According to Peter J. D’Adamo, the diet’s founder, your blood type affects how food reacts chemically. Therefore, a diet tailored to your blood type would help you digest food more efficiently. Typo Os can eat a lot of meat and less dairy; Type As should avoid meat and stick with fruits and vegetables; Type Bs food plan is full of greens, eggs, a few meats, but avoids chicken; finally, Type ABs don’t get much meat either, nor caffeine or alcohol, but plenty of tofu and seafood.
There is, of course, no research to back the diet’s claim that blood types affect what foods a person should eat.
2000s
Following the 90s desire to eat healthier, but with a new concern over the truth of substitute ingredients used in ‘diet’ alternatives, the 00s began to focus more on organic ingredients. Early in the 2000s, ‘organic’ was the buzzword when it came to produce. This had evolved to a focus on ‘seasonal’ and ‘local’ by the end of the decade, but the thought process behind it was arguably the same — wanting complete transparency on the nature of the food being consumed. GMO food was considered with more than a hint of wariness, and short of heading out to the garden with a bag of mulch and a packet of seeds, people wanted their produce to be as natural and unprocessed as possible.
The decade was all for the infamous Atkins Diet when it came to its trendy fads. The 1972 diet took a few years to be noticed, but it found a huge spotlight in the 2000s thanks to a number of celebrity endorsements. The diet encouraged its followers to ditch the carbs and fill up on protein and fats instead. But it also came with a slew of side effects, such as headaches, weakness, constipation, and fatigue.
2010s
We’re nearly at the end of the 2010s, but what has highlighted our kitchen cupboards this decade? Arguably, the king of the kitchen this decade has been the humble avocado. While fruit has always enjoyed a wide array of praise, the avocado has been something of an outcast in the fruit world until the 2010s. Now, the fat-filled (in a good way) fruit is the icon of a whole generation. Production of avocados worldwide has erupted, from 2.71 million tons in 2000 to 5.92 million tons in 2017.
Alongside this healthy trend, the latter years of the 2010s have been dominated by veganism. In particular, 2019 has been marked to be the ‘year of the vegan’. According to the Vegan Society, one in three Brits have reduced or completely abandoned meat products in their diet, and 92 per cent of vegan meals were consumed by non-vegans.

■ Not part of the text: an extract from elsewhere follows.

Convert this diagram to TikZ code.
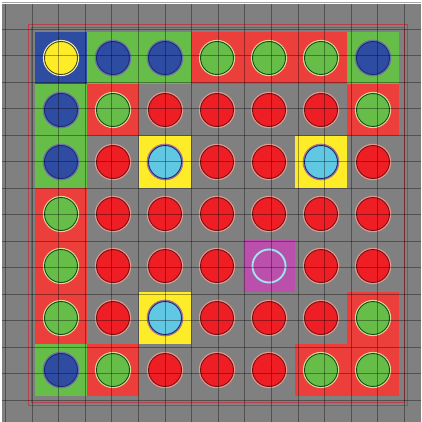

Vegan chocolate has been a big hit, and even global brands such as Greggs jumping on the opportunity.
It’s a similar train of thought that has been simmering across the decades — people want to know where their food is coming from, the processes being directed on it, and in the case of meat production, that it is humane. For some, the act of slaughtering an animal for meat will never be humane, and so, veganism has gone from an often-mocked, scarcely-seen dietary choice to an Instagram-worthy lifestyle choice for the masses.
Of course, with this appetite for health comes a wave of fad diets, and we’ve seen many in the last decade. This decade has had a strange fascination with deprivation: from fasting with the 5:2 diet to cleansing juice ‘detox’ diets, to sugar being the new food-based evil of the world.
Into the 2020s
It won’t be long before we find out what the latest foods to avoid are, and what the next new trends are, as the 2010s decade is nearly over. But there’s certainly enough of a pattern over the last four decades to predict that the 2020s won’t stray far — after really kicking off in the 90s, consumer desire for transparency and fairness throughout the supply chain of their produce has remained as strong as the want for food that is both tasty and healthy.